» DATA:
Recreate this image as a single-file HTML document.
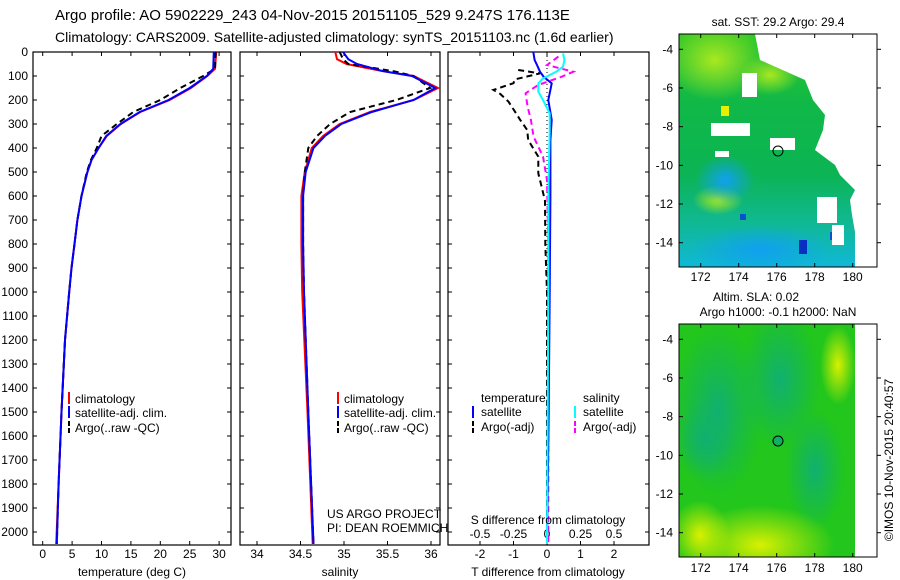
<!DOCTYPE html>
<html><head><meta charset="utf-8"><style>
html,body{margin:0;padding:0;background:#fff;}
svg{display:block;font-family:"Liberation Sans",sans-serif;}
text{fill:#000;}
</style></head><body>
<svg id="fig" width="900" height="580" viewBox="0 0 900 580" xmlns="http://www.w3.org/2000/svg">
<defs>
<clipPath id="c1"><rect x="33" y="52" width="198" height="493"/></clipPath>
<clipPath id="c2"><rect x="240" y="52" width="200" height="493"/></clipPath>
<clipPath id="c3"><rect x="448" y="52" width="201" height="493"/></clipPath>
<clipPath id="m1"><rect x="679" y="34" width="198" height="233"/></clipPath>
<clipPath id="m2"><rect x="679" y="324" width="176" height="233"/></clipPath>
<linearGradient id="g1" x1="0" y1="0" x2="0" y2="1">
<stop offset="0" stop-color="#30c828"/><stop offset="0.3" stop-color="#10b848"/><stop offset="0.6" stop-color="#0cb454"/><stop offset="0.8" stop-color="#10b890"/><stop offset="1" stop-color="#10b8d8"/></linearGradient>
<radialGradient id="yg1" cx="0.5" cy="0.5" r="0.5"><stop offset="0" stop-color="#a8e820"/><stop offset="1" stop-color="#a8e820" stop-opacity="0"/></radialGradient>
<radialGradient id="bl1" cx="0.5" cy="0.5" r="0.5"><stop offset="0" stop-color="#10a0f0"/><stop offset="1" stop-color="#10a0f0" stop-opacity="0"/></radialGradient>
<radialGradient id="tl2" cx="0.5" cy="0.5" r="0.5"><stop offset="0" stop-color="#10b070"/><stop offset="1" stop-color="#10b070" stop-opacity="0"/></radialGradient>
<radialGradient id="yl2" cx="0.5" cy="0.5" r="0.5"><stop offset="0" stop-color="#d8f000"/><stop offset="1" stop-color="#d8f000" stop-opacity="0"/></radialGradient>
</defs>

<text x="55" y="20" font-size="15">Argo profile: AO 5902229_243 04-Nov-2015 20151105_529 9.247S 176.113E</text>
<text x="55" y="42" font-size="14">Climatology: CARS2009. Satellite-adjusted climatology: synTS_20151103.nc (1.6d earlier)</text>

<g id="axes"></g>
<g id="series"></g>

<g font-size="12">
<line x1="69" y1="392" x2="69" y2="404" stroke="#f00" stroke-width="2"/><text x="75" y="403">climatology</text>
<line x1="69" y1="406" x2="69" y2="418" stroke="#00f" stroke-width="2"/><text x="75" y="417">satellite-adj. clim.</text>
<line x1="69" y1="421" x2="69" y2="433" stroke="#000" stroke-width="2" stroke-dasharray="5,2"/><text x="75" y="432">Argo(..raw -QC)</text>
</g>
<g font-size="12">
<line x1="338" y1="392" x2="338" y2="404" stroke="#f00" stroke-width="2"/><text x="344" y="403">climatology</text>
<line x1="338" y1="406" x2="338" y2="418" stroke="#00f" stroke-width="2"/><text x="344" y="417">satellite-adj. clim.</text>
<line x1="338" y1="421" x2="338" y2="433" stroke="#000" stroke-width="2" stroke-dasharray="5,2"/><text x="344" y="432">Argo(..raw -QC)</text>
</g>
<g font-size="12">
<text x="481" y="402">temperature</text><text x="583" y="402">salinity</text>
<line x1="473" y1="406" x2="473" y2="418" stroke="#00f" stroke-width="2"/><text x="481" y="416">satellite</text>
<line x1="575" y1="406" x2="575" y2="418" stroke="#0ff" stroke-width="2"/><text x="583" y="416">satellite</text>
<line x1="473" y1="421" x2="473" y2="433" stroke="#000" stroke-width="2" stroke-dasharray="5,2"/><text x="481" y="431">Argo(-adj)</text>
<line x1="575" y1="421" x2="575" y2="433" stroke="#f0f" stroke-width="2" stroke-dasharray="5,2"/><text x="583" y="431">Argo(-adj)</text>
</g>
<text x="327" y="518" font-size="12">US ARGO PROJECT</text>
<text x="327" y="532" font-size="12">PI: DEAN ROEMMICH</text>
<text x="548" y="524" font-size="12" text-anchor="middle">S difference from climatology</text>

<g>
<text x="778" y="26" font-size="12" text-anchor="middle">sat. SST: 29.2 Argo: 29.4</text>
<g clip-path="url(#m1)">
<rect x="679" y="34" width="198" height="233" fill="url(#g1)"/>
<ellipse cx="715" cy="60" rx="50" ry="40" fill="url(#yg1)"/>
<ellipse cx="770" cy="75" rx="30" ry="20" fill="url(#yg1)"/>
<ellipse cx="718" cy="200" rx="25" ry="15" fill="url(#yg1)"/>
<ellipse cx="725" cy="180" rx="30" ry="25" fill="url(#bl1)"/>
<ellipse cx="760" cy="250" rx="70" ry="25" fill="url(#bl1)"/>
<rect x="799" y="240" width="8" height="14" fill="#0830c0"/>
<rect x="830" y="232" width="10" height="8" fill="#0850d0"/>
<rect x="740" y="214" width="6" height="6" fill="#0850d0"/>
</g>
<polygon fill="#fff" points="755,34 877,34 877,267 855,267 855,232 852,215 850,200 855,190 840,175 835,165 815,150 823,130 825,115 813,100 805,80 760,60"/>
<rect x="711" y="123" width="39" height="13" fill="#fff"/>
<rect x="742" y="73" width="15" height="24" fill="#fff"/>
<rect x="770" y="138" width="25" height="12" fill="#fff"/>
<rect x="715" y="151" width="14" height="6" fill="#fff"/>
<rect x="817" y="197" width="20" height="26" fill="#fff"/>
<rect x="832" y="225" width="12" height="20" fill="#fff"/>
<rect x="721" y="106" width="8" height="10" fill="#e8f000"/>
<circle cx="778" cy="151" r="5" fill="none" stroke="#000" stroke-width="1"/>
<rect x="679" y="34" width="198" height="233" fill="none" stroke="#000" stroke-width="1"/>
<g id="map1ticks"></g>
</g>

<g>
<text x="756" y="301" font-size="12" text-anchor="middle">Altim. SLA: 0.02</text>
<text x="778" y="316" font-size="12" text-anchor="middle">Argo h1000: -0.1 h2000: NaN</text>
<g clip-path="url(#m2)">
<rect x="679" y="324" width="176" height="233" fill="#22c61c"/>
<ellipse cx="718" cy="410" rx="45" ry="85" fill="url(#tl2)"/>
<ellipse cx="705" cy="440" rx="30" ry="40" fill="url(#tl2)"/>
<ellipse cx="780" cy="380" rx="40" ry="70" fill="url(#tl2)"/>
<ellipse cx="815" cy="470" rx="30" ry="60" fill="url(#tl2)"/>
<ellipse cx="760" cy="545" rx="75" ry="40" fill="url(#yl2)"/>
<ellipse cx="700" cy="535" rx="30" ry="35" fill="url(#yl2)"/>
<ellipse cx="838" cy="365" rx="18" ry="40" fill="url(#yl2)"/>
</g>
<circle cx="778" cy="441" r="5" fill="#10b060" stroke="#000" stroke-width="1"/>
<rect x="679" y="324" width="198" height="233" fill="none" stroke="#000" stroke-width="1"/>
<g id="map2ticks"></g>
</g>
<text transform="translate(893,460) rotate(-90)" font-size="12" text-anchor="middle">©IMOS 10-Nov-2015 20:40:57</text>
</svg>
<script>
const tDepth = [0,70,100,150,200,250,300,350,400,450,500,600,700,800,900,1000,1200,1500,1800,2050];
const tClim  = [29.5,29.3,28.0,25.2,21.6,16.6,13.3,10.9,9.5,8.3,7.6,6.6,5.9,5.4,4.9,4.5,3.8,3.2,2.7,2.3];
const tSat   = [29.1,29.0,27.9,25.0,21.4,16.5,13.2,10.8,9.5,8.3,7.6,6.6,5.9,5.4,4.9,4.5,3.8,3.2,2.7,2.4];
const tArgo  = [29.4,29.3,27.3,23.4,20.0,15.4,12.6,10.0,9.2,8.2,7.5,6.6,5.9,5.4,4.9,4.5,3.8,3.2,2.7,2.4];
const sDepth = [0,30,50,80,100,150,200,250,300,350,400,500,600,800,1000,1500,2050];
const sClim  = [34.90,34.92,35.03,35.45,35.80,36.08,35.80,35.30,34.95,34.76,34.63,34.55,34.51,34.51,34.52,34.58,34.64];
const sSat   = [34.99,35.05,35.15,35.45,35.78,36.05,35.80,35.32,34.97,34.78,34.65,34.56,34.53,34.53,34.54,34.59,34.65];
const sArgo  = [34.95,34.99,35.05,35.57,35.80,35.99,35.60,35.07,34.84,34.69,34.59,34.55,34.53,34.53,34.54,34.59,34.65];
const dTArgoDepth = [75,89,114,130,158,174,207,228,283,325,367,436,505,561,620,800,1000,1500,2050];
const dTArgo = [-0.86,-0.21,-0.96,-1.0,-1.6,-1.4,-1.15,-1.05,-0.8,-0.59,-0.56,-0.26,-0.26,-0.16,-0.06,-0.05,0,0,0];
const dTSatDepth = [0,33,54,82,103,131,158,200,283,367,600,1000,1500,2050];
const dTSat = [-0.41,-0.37,-0.3,-0.21,-0.1,0.14,0.1,0.04,0.14,0.1,0.1,0.08,0.05,0];
const dSArgoDepth = [19,54,82,103,137,172,228,283,353,436,533,800,1200,2050];
const dSArgo = [0.085,0,0.196,0.11,-0.065,-0.16,-0.145,-0.12,-0.1,-0.03,0,0.01,0.01,0.01];
const dSSatDepth = [6,33,61,82,110,131,165,200,256,325,600,1000,2050];
const dSSat = [0.12,0.13,0.12,0.07,-0.03,-0.065,-0.065,-0.03,0.02,0.02,0.01,0.01,0];
const depthTicks = [0,100,200,300,400,500,600,700,800,900,1000,1100,1200,1300,1400,1500,1600,1700,1800,1900,2000];
const tTicks = [0,5,10,15,20,25,30];
const sTicks = [34,34.5,35,35.5,36];
const sTickLabels = ['34','34.5','35','35.5','36'];
const dTTicks = [-2,-1,0,1,2];
const dSTicks = [-0.5,-0.25,0,0.25,0.5];
const dSTickLabels = ['-0.5','-0.25','0','0.25','0.5'];
const lonTicks = [172,174,176,178,180];
const latTicks = [-4,-6,-8,-10,-12,-14];

const yD = d => 52 + 0.24*d;
const xT = t => 42.7 + 5.88*t;
const xS = s => 257 + 87*(s-34);
const xDT = v => 547 + 33.5*v;
const xDS = v => 547 + 134*v;
const lonX = l => 700.7 + 19*(l-172);
const latY1 = l => 49.3 - 19.34*(l+4);
const latY2 = l => 339.3 - 19.34*(l+4);

const NS = 'http://www.w3.org/2000/svg';
const axes = document.getElementById('axes');
const series = document.getElementById('series');
function mk(tag, attrs, parent){
  const e = document.createElementNS(NS, tag);
  for (const k in attrs) e.setAttribute(k, attrs[k]);
  parent.appendChild(e); return e;
}
function txt(x,y,s,anchor,parent,size){
  const t = mk('text',{x:x,y:y,'font-size':size||12,'text-anchor':anchor||'middle'},parent);
  t.textContent = s; return t;
}
const panels = [[33,231,'c1'],[240,440,'c2'],[448,649,'c3']];
panels.forEach((p,i)=>{
  const r = mk('rect',{x:p[0],y:52,width:p[1]-p[0],height:493,fill:'none',stroke:'#000','stroke-width':1.2},axes);
  
  
  depthTicks.forEach(d=>{
    mk('line',{x1:p[0],x2:p[0]+4,y1:yD(d),y2:yD(d),stroke:'#000'},axes);
    mk('line',{x1:p[1]-4,x2:p[1],y1:yD(d),y2:yD(d),stroke:'#000'},axes);
  });
});
depthTicks.forEach(d=>{
  const t = txt(28,yD(d)+4,String(d),'end',axes);
  
  
});
function xticks(vals,labels,fx,ly){
  vals.forEach((v,i)=>{
    const x = fx(v);
    mk('line',{x1:x,x2:x,y1:52,y2:56,stroke:'#000'},axes);
    mk('line',{x1:x,x2:x,y1:541,y2:545,stroke:'#000'},axes);
    const t = txt(x,ly,labels[i],'middle',axes);
    
    
  });
}
xticks(tTicks,tTicks.map(String),xT,558);
xticks(sTicks,sTickLabels,xS,558);
xticks(dTTicks,dTTicks.map(String),xDT,558);
dSTicks.forEach((v,i)=>{
  const x = xDS(v);
  mk('line',{x1:x,x2:x,y1:541,y2:545,stroke:'#000'},axes);
  const t = txt(x,538,dSTickLabels[i],'middle',axes);
  
  
});
[['temperature (deg C)',132],['salinity',340],['T difference from climatology',548]].forEach(a=>{
  const t = txt(a[1],576,a[0],'middle',axes);
  
  
});
mk('line',{x1:547,x2:547,y1:52,y2:545,stroke:'#000','stroke-dasharray':'1,3'},axes);

function line(depths, vals, fx, color, dash, clip, name){
  let d = '';
  depths.forEach((dp,i)=>{ d += (i?'L':'M') + fx(vals[i]).toFixed(1) + ',' + yD(dp).toFixed(1); });
  const p = mk('path',{d:d,fill:'none',stroke:color,'stroke-width':2,'clip-path':'url(#'+clip+')'},series);
  if (dash) p.setAttribute('stroke-dasharray', dash);
  
  
}
line(tDepth,tClim,xT,'#f00',null,'c1','temp-climatology-line');
line(tDepth,tArgo,xT,'#000','6,4','c1','temp-argo-line');
line(tDepth,tSat,xT,'#00f',null,'c1','temp-satellite-line');
line(sDepth,sClim,xS,'#f00',null,'c2','sal-climatology-line');
line(sDepth,sArgo,xS,'#000','6,4','c2','sal-argo-line');
line(sDepth,sSat,xS,'#00f',null,'c2','sal-satellite-line');
line(dTArgoDepth,dTArgo,xDT,'#000','6,4','c3','tdiff-argo-line');
line(dSArgoDepth,dSArgo,xDS,'#f0f','6,4','c3','sdiff-argo-line');
line(dTSatDepth,dTSat,xDT,'#00f',null,'c3','tdiff-satellite-line');
line(dSSatDepth,dSSat,xDS,'#0ff',null,'c3','sdiff-satellite-line');

function mapTicks(gid, latY, top, bottom, labY){
  const g = document.getElementById(gid);
  lonTicks.forEach(l=>{
    const x = lonX(l);
    mk('line',{x1:x,x2:x,y1:top,y2:top+4,stroke:'#000'},g);
    mk('line',{x1:x,x2:x,y1:bottom-4,y2:bottom,stroke:'#000'},g);
    const t = txt(x,labY,String(l),'middle',g);
    
    
  });
  latTicks.forEach(l=>{
    const y = latY(l);
    mk('line',{x1:679,x2:683,y1:y,y2:y,stroke:'#000'},g);
    mk('line',{x1:877,x2:881,y1:y,y2:y,stroke:'#000'},g);
    const t = txt(673,y+4,String(l),'end',g);
    
    
  });
}
mapTicks('map1ticks',latY1,34,267,281);
mapTicks('map2ticks',latY2,324,557,572);
</script>
</body></html>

» THE EXERCISE: Track down the lines that include the word "document" and copy them.

» THE SOLUTION:
Recreate this image as a single-file HTML document.
const axes = document.getElementById('axes');
const series = document.getElementById('series');
  const e = document.createElementNS(NS, tag);
  const g = document.getElementById(gid);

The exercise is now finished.